Academic integrity system is ‘awful’

CMAJ wants major reforms for investigating scholarly misconduct

Canada’s leading medical journal is calling for major reforms in how academic misconduct is investigated and how the guilty are sanctioned. An editorial published Monday in the Canadian Medical Association Journal (CMAJ), argued that there are few checks in place to preserve academic integrity, paving the way for major violations of scholarly principles.

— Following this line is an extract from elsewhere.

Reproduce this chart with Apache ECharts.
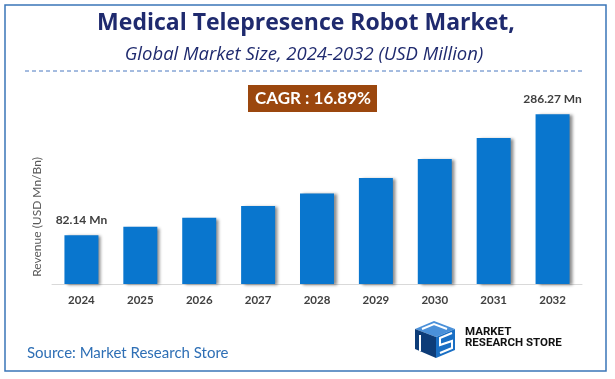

The Journal’s editors cite high profile cases such as Montréal researcher Roger Poisson who “falsified information to recruit ineligible patients for a trial of treatment for breast cancer.” The editorial also states that their are numerous, lesser known, cases involving “conflicts of interest, misrepresentation of authorship and manipulation of reports.” Universities, who typically investigate their own researchers, are ill-equipped to weed out misconduct because of an “inherent conflict of interest” due to “the imperative to keep grant and sponsorship money flowing.”

In an interview with Postmedia, CMAJ editor Paul Hebert called the system “bloody awful” and accused institutions of burying allegations of misconduct.

Hebert and his colleagues want to see an independent panel, such as the Panel on Research Ethics, empowered to investigate all allegations of misconduct, and given the authority to compel researchers to appear before a panel and to demand institutions “provide access to all necessary information to exonerate or find fault.” To ensure “maximum deterrence,” the editors argue that “any new authority must publish names of all individuals involved in serious misconduct, release the outcomes of all investigations and issue regular reports.”